Теперь я понимаю, что это, конечно, профессия, и определенный «серьез» сохранить в ней можно.

Последняя ваша роль — Отелло. Волновались перед премьерой?

Очень, но сейчас это не то, что раньше. Раньше у меня ноги становились ватными, появлялись сухость во рту, противная вялость. Теперь это прошло, но волнение, внутренняя трясучка, конечно, есть.

Работа шла тяжело?

По-разному. Мне было интересно работать с Александром Зельдовичем. Правда, я часто не мог представить себе весь спектакль, но ему удалось «смонтировать» все в единое целое. Тяжело было собрать актеров в одно и то же время (хоть нас всего четверо) — у каждого свое расписание.

В спектакле очень интересная сценография группы АЕС. Комфортно работается в таких декорациях?

Да. По-моему, очень талантливые люди. Вообще хочется сказать спасибо продюсерам Бокову и Боякову, собравшим такую команду, и отдельное спасибо за то, что не мешали.

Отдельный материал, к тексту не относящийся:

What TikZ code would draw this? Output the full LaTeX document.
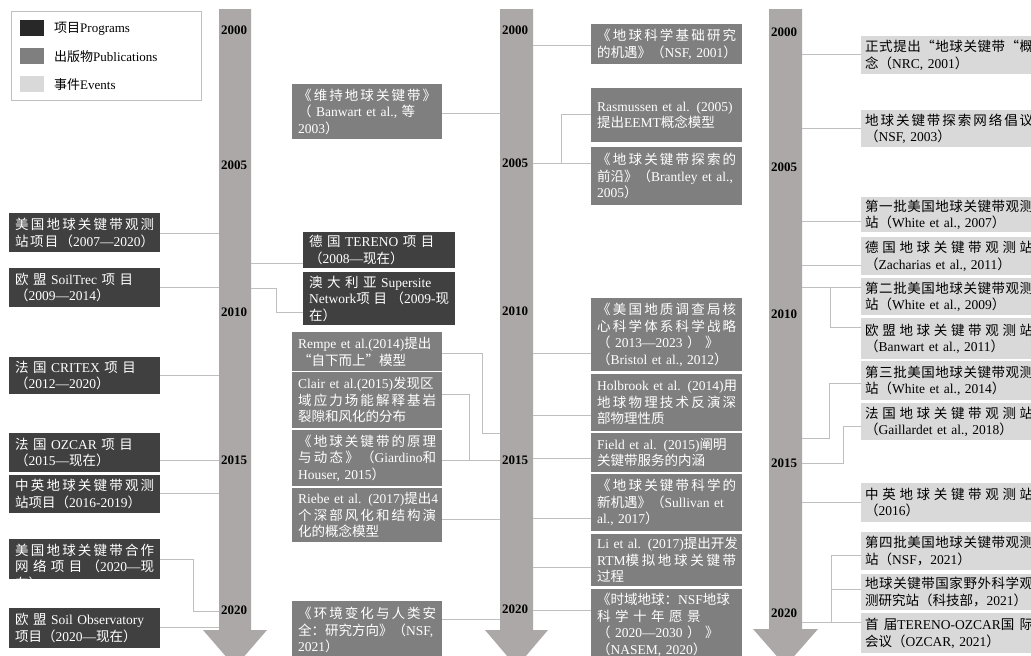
\documentclass[tikz,border=0pt]{standalone}
\usepackage{fontspec}
\setmainfont{Liberation Serif}
\newfontfamily\zhfont{Noto Sans CJK SC}
\setlength{\parindent}{0pt}
\XeTeXinterchartokenstate=1
\chardef\CJKcls=10
\newcount\cjkcnt
\newdimen\cjkst \cjkst=0pt
\newcommand\setcjkrange[2]{\cjkcnt=#1\relax
  \loop\XeTeXcharclass\cjkcnt=\CJKcls\relax
  \advance\cjkcnt by 1\relax
  \ifnum\cjkcnt<#2\relax\repeat}
\setcjkrange{"3000}{"3040}
\setcjkrange{"4E00}{"A000}
\setcjkrange{"FF00}{"FFF0}
\XeTeXcharclass"201C=\CJKcls
\XeTeXcharclass"201D=\CJKcls
\XeTeXcharclass"2014=0
\XeTeXinterchartoks 0 \CJKcls = {\zhfont}
\XeTeXinterchartoks 4095 \CJKcls = {\zhfont}
\XeTeXinterchartoks \CJKcls 0 = {\rmfamily}
\XeTeXinterchartoks \CJKcls 4095 = {\rmfamily}
\XeTeXinterchartoks \CJKcls \CJKcls = {\hskip 0pt plus \cjkst\relax}
% justified line, stretch between Chinese characters
\newcommand\jl[1]{\makebox[\hsize][s]{\cjkst=1pt\relax #1}}
% justified line, stretch in the spaces only
\newcommand\jm[1]{\makebox[\hsize][s]{\cjkst=0pt\relax #1}}
\definecolor{arrowc}{RGB}{172,168,167}
\definecolor{progc}{RGB}{64,64,64}
\definecolor{pubc}{RGB}{127,127,127}
\definecolor{evtc}{RGB}{217,217,217}
\definecolor{connc}{RGB}{191,191,191}
\definecolor{legdark}{RGB}{40,40,40}
\definecolor{legmid}{RGB}{127,127,127}
\definecolor{leglight}{RGB}{217,217,217}
\begin{document}
\begin{tikzpicture}[x=1pt,y=-1pt,
  bxbase/.style={anchor=north west, inner sep=0pt, align=left, font=\fontsize{13.5}{16.5}\selectfont},
  prog/.style={bxbase, fill=progc, text=white},
  pub/.style={bxbase, fill=pubc, text=white},
  evt/.style={bxbase, fill=evtc, text=black},
  colL/.style={minimum width=151pt, text width=139pt},
  colT/.style={minimum width=152pt, text width=140pt},
  colB/.style={minimum width=150pt, text width=138pt},
  colC/.style={minimum width=151pt, text width=139pt},
  colE/.style={minimum width=176pt, text width=168pt},
  conn/.style={draw=connc, line width=1pt},
  shaft/.style={fill=arrowc},
  yr/.style={anchor=west, inner sep=0pt, font=\bfseries\fontsize{13}{15}\selectfont},
  legtxt/.style={anchor=west, inner sep=0pt, font=\fontsize{13}{15}\selectfont},
  sw/.style={anchor=north west, inner sep=0pt, minimum width=24pt, minimum height=16pt}]
\useasboundingbox (0,0) rectangle (1031,656);
\clip (0,0) rectangle (1031,656);
\fill[white] (0,0) rectangle (1031,656);

% arrows
\fill[shaft] (219,9) -- (251,9) -- (251,630) -- (267,630) -- (235,667) -- (203,630) -- (219,630) -- cycle;
\fill[shaft] (500,9) -- (533,9) -- (533,630) -- (548,630) -- (516.5,667) -- (485,630) -- (500,630) -- cycle;
\fill[shaft] (769,9) -- (802,9) -- (802,629) -- (818,629) -- (785.5,666) -- (753,629) -- (769,629) -- cycle;

% years
\foreach \yv/\yy in {2000/30,2005/165,2010/312,2015/460,2020/610}
  \node[yr] (ya\yv) at (221,\yy) {\yv};
\foreach \yv/\yy in {2000/30,2005/163,2010/311,2015/460,2020/609}
  \node[yr] (yb\yv) at (502,\yy) {\yv};
\foreach \yv/\yy in {2000/32,2005/167,2010/314,2015/463,2020/613}
  \node[yr] (yc\yv) at (771,\yy) {\yv};

% legend
\node[draw=connc, line width=1pt, anchor=north west, inner sep=0pt, minimum width=190pt, minimum height=89pt] (leg) at (11,11) {};
\node[sw, fill=legdark] (sw1) at (20,20) {};
\node[sw, fill=legmid] (sw2) at (20,48) {};
\node[sw, fill=leglight] (sw3) at (20,76) {};
\node[legtxt] (lt1) at (54,29) {项目Programs};
\node[legtxt] (lt2) at (54,57) {出版物Publications};
\node[legtxt] (lt3) at (54,85) {事件Events};

% programs, left column
\node[prog,colL,minimum height=39pt] (P1) at (9,213) {\jl{美国地球关键带观测}\\\jl{站项目（2007—2020）}};
\node[prog,colL,minimum height=39pt] (P2) at (9,268) {\jm{欧 盟 SoilTrec 项 目}\\（2009—2014）};
\node[prog,colL,minimum height=37pt] (P3) at (9,357) {\jm{法 国 CRITEX 项 目}\\（2012—2020）};
\node[prog,colL,minimum height=39pt] (P4) at (9,433) {\jm{法 国 OZCAR 项 目}\\（2015—现在）};
\node[prog,colL,minimum height=38pt] (P5) at (9,475) {\jl{中英地球关键带观测}\\站项目（2016-2019）};
\begin{scope}
\clip (9,539) rectangle (160,578);
\node[prog,colL,inner ysep=4.5pt] (P6) at (9,539) {\jl{美国地球关键带合作}\\\jl{网络项目（2020—现}\\在）};
\end{scope}
\node[prog,colL,minimum height=40pt] (P7) at (9,608) {\jm{欧 盟 Soil Observatory}\\项目（2020—现在）};

% programs, second column
\node[prog,colT,minimum height=36pt] (T1) at (303,232) {\jm{德 国 TERENO 项 目}\\（2008—现在）};
\node[prog,colT,minimum height=53pt] (T2) at (303,272) {\jm{澳 大 利 亚 Supersite}\\\jl{Network项目（2009-现}\\在）};

% publications, second column
\node[pub,colB,minimum height=55pt] (B1) at (292,84) {\jl{《维持地球关键带》}\\\jm{（ Banwart et al., 等}\\2003）};
\node[pub,colB,minimum height=39pt] (B2) at (292,332) {\jm{Rempe et al.(2014)提出}\\“自下而上”模型};
\node[pub,colB,minimum height=56pt] (B3) at (292,372) {\jm{Clair et al.(2015)发现区}\\\jl{域应力场能解释基岩}\\裂隙和风化的分布};
\node[pub,colB,minimum height=56pt] (B4) at (292,430) {\jl{《地球关键带的原理}\\\jl{与动态》（Giardino和}\\Houser, 2015）};
\node[pub,colB,minimum height=54pt] (B5) at (292,488) {\jm{Riebe et al. (2017)提出4}\\\jl{个深部风化和结构演}\\化的概念模型};
\node[pub,colB,minimum height=58pt] (B6) at (292,601) {\jl{《环境变化与人类安}\\\jm{全：研究方向》（NSF,}\\2021）};

% publications, third column
\node[pub,colC,minimum height=40pt] (C1) at (591,24) {\jl{《地球科学基础研究}\\\jm{的机遇》（NSF, 2001）}};
\node[pub,colC,minimum height=54pt] (C2) at (591,88) {\jm{Rasmussen et al. (2005)}\\提出EEMT概念模型};
\node[pub,colC,minimum height=58pt] (C3) at (591,147) {\jl{《地球关键带探索的}\\\jm{前沿》（Brantley et al.,}\\2005）};
\node[pub,colC,minimum height=73pt] (C4) at (591,298) {\jl{《美国地质调查局核}\\\jl{心科学体系科学战略}\\\jm{（ 2013—2023 ） 》}\\（Bristol et al., 2012）};
\node[pub,colC,minimum height=57pt] (C5) at (591,374) {\jm{Holbrook et al. (2014)用}\\\jl{地球物理技术反演深}\\部物理性质};
\node[pub,colC,minimum height=39pt] (C6) at (591,433) {\jm{Field et al. (2015)阐明}\\关键带服务的内涵};
\node[pub,colC,minimum height=57pt] (C7) at (591,474) {\jl{《地球关键带科学的}\\\jm{新机遇》（Sullivan et}\\al., 2017）};
\node[pub,colC,minimum height=52pt] (C8) at (591,534) {\jm{Li et al. (2017)提出开发}\\\jl{RTM模拟地球关键带}\\过程};
\node[pub,colC,minimum height=71pt] (C9) at (591,589) {\jm{《时域地球：NSF地球}\\\jm{科 学 十 年 愿 景}\\\jm{（ 2020—2030 ） 》}\\（NASEM, 2020）};

% events, right column
\node[evt,colE,minimum height=38pt] (E1) at (861,36) {\jl{正式提出“地球关键带“概}\\念（NRC, 2001）};
\node[evt,colE,minimum height=37pt] (E2) at (861,110) {\jl{地球关键带探索网络倡议}\\（NSF, 2003）};
\node[evt,colE,minimum height=35pt] (E3) at (861,197) {\jl{第一批美国地球关键带观测}\\站（White et al., 2007）};
\node[evt,colE,minimum height=38pt] (E4) at (861,237) {\jl{德国地球关键带观测站}\\（Zacharias et al., 2011）};
\node[evt,colE,minimum height=37pt] (E5) at (861,278) {\jl{第二批美国地球关键带观测}\\站（White et al., 2009）};
\node[evt,colE,minimum height=41pt] (E6) at (861,318) {\jl{欧盟地球关键带观测站}\\（Banwart et al., 2011）};
\node[evt,colE,minimum height=39pt] (E7) at (861,361) {\jl{第三批美国地球关键带观测}\\站（White et al., 2014）};
\node[evt,colE,minimum height=37pt] (E8) at (861,403) {\jl{法国地球关键带观测站}\\（Gaillardet et al., 2018）};
\node[evt,colE,minimum height=39pt] (E9) at (861,483) {\jl{中英地球关键带观测站}\\（2016）};
\node[evt,colE,minimum height=38pt] (E10) at (861,532) {\jl{第四批美国地球关键带观测}\\站（NSF，2021）};
\node[evt,colE,minimum height=36pt] (E11) at (861,574) {\jl{地球关键带国家野外科学观}\\测研究站（科技部，2021）};
\node[evt,colE,minimum height=40pt] (E12) at (861,613) {\jl{首届TERENO-OZCAR国际}\\会议（OZCAR, 2021）};

% junction coordinates on the shafts
\coordinate (j1) at (219,233);
\coordinate (j2) at (219,287);
\coordinate (j3) at (219,375);
\coordinate (j4) at (219,460);
\coordinate (j5) at (219,493);
\coordinate (k6a) at (193,559);
\coordinate (k6b) at (193,611);
\coordinate (j6) at (219,611);
\coordinate (j7) at (219,627);
\coordinate (r1) at (251,263);
\coordinate (r2) at (251,288);
\coordinate (r2a) at (276,288);
\coordinate (r2b) at (276,312);
\coordinate (m1) at (500,113);
\coordinate (b2a) at (482,353);
\coordinate (b2b) at (482,433);
\coordinate (m2) at (500,433);
\coordinate (b3a) at (469,394);
\coordinate (b3b) at (469,460);
\coordinate (m3) at (500,460);
\coordinate (m5) at (500,519);
\coordinate (m6) at (500,619);
\coordinate (n1) at (533,45);
\coordinate (c2a) at (561,114);
\coordinate (c2b) at (561,163);
\coordinate (n2) at (533,163);
\coordinate (n4) at (533,353);
\coordinate (n5) at (533,415);
\coordinate (n6) at (533,458);
\coordinate (n7) at (533,518);
\coordinate (n8) at (533,567);
\coordinate (n9) at (533,610);
\coordinate (q1) at (802,54);
\coordinate (q2) at (802,128);
\coordinate (q3) at (802,221);
\coordinate (q4) at (802,265);
\coordinate (q5) at (802,287);
\coordinate (g5) at (830,287);
\coordinate (g6) at (830,327);
\coordinate (g7a) at (829,383);
\coordinate (g7b) at (829,438);
\coordinate (q7) at (802,438);
\coordinate (g8a) at (843,426);
\coordinate (g8b) at (843,463);
\coordinate (q8) at (802,463);
\coordinate (q9) at (802,502);
\coordinate (g10a) at (831,555);
\coordinate (g10b) at (831,622);
\coordinate (q10) at (802,622);
\coordinate (g11) at (831,589);

% connectors
\draw[conn] (P1.east |- j1) -- (j1);
\draw[conn] (P2.east |- j2) -- (j2);
\draw[conn] (P3.east |- j3) -- (j3);
\draw[conn] (P4.east |- j4) -- (j4);
\draw[conn] (P5.east |- j5) -- (j5);
\draw[conn] (P6.east |- k6a) -- (k6a) -- (k6b) -- (j6);
\draw[conn] (P7.east |- j7) -- (j7);
\draw[conn] (r1) -- (T1.west |- r1);
\draw[conn] (r2) -- (r2a) -- (r2b) -- (T2.west |- r2b);
\draw[conn] (B1.east |- m1) -- (m1);
\draw[conn] (B2.east |- b2a) -- (b2a) -- (b2b) -- (m2);
\draw[conn] (B3.east |- b3a) -- (b3a) -- (b3b) -- (m3);
\draw[conn] (B4.east |- m3) -- (b3b);
\draw[conn] (B5.east |- m5) -- (m5);
\draw[conn] (B6.east |- m6) -- (m6);
\draw[conn] (n1) -- (C1.west |- n1);
\draw[conn] (C2.west |- c2a) -- (c2a) -- (c2b) -- (n2);
\draw[conn] (n2) -- (C3.west |- n2);
\draw[conn] (n4) -- (C4.west |- n4);
\draw[conn] (n5) -- (C5.west |- n5);
\draw[conn] (n6) -- (C6.west |- n6);
\draw[conn] (n7) -- (C7.west |- n7);
\draw[conn] (n8) -- (C8.west |- n8);
\draw[conn] (n9) -- (C9.west |- n9);
\draw[conn] (q1) -- (E1.west |- q1);
\draw[conn] (q2) -- (E2.west |- q2);
\draw[conn] (q3) -- (E3.west |- q3);
\draw[conn] (q4) -- (E4.west |- q4);
\draw[conn] (q5) -- (E5.west |- q5);
\draw[conn] (g5) -- (g6) -- (E6.west |- g6);
\draw[conn] (E7.west |- g7a) -- (g7a) -- (g7b) -- (q7);
\draw[conn] (E8.west |- g8a) -- (g8a) -- (g8b) -- (q8);
\draw[conn] (q9) -- (E9.west |- q9);
\draw[conn] (E10.west |- g10a) -- (g10a) -- (g10b) -- (q10);
\draw[conn] (g11) -- (E11.west |- g11);
\draw[conn] (g10b) -- (E12.west |- g10b);
\end{tikzpicture}
\end{document}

А вас эта роль всегда занимала?

Никогда. Больше того, когда я поступил в Щукинское училище, один из преподавателей сказал коллегам: «Никогда не предлагайте ему роль Отелло. Это не его фактура». Я до сих пор считаю, что это не мое. В общем понимании этой роли. Есть очень жестко сложившийся образ мавра: огромный мужчина, мрачный.

Поэтому когда я пошел на первую встречу с режиссером, он мне сказал: «Но ведь Наполеон был небольшого роста, а какой гигант!». И это мне помогло в работе.

Играя Отелло, играли Наполеона?

Да, схожий тип. Мы же ушли от классической трактовки этой пьесы.

Чаще всего Отелло — герой положительный. Большой ребенок, доведенный обстоятельствами. А у нас — страшный карьерист, который ни перед чем не остановится. И роман Дездемоны на стороне рушит его карьеру. И к любви он приходит только в конце. Если я правильно понимаю то, что мы сделали.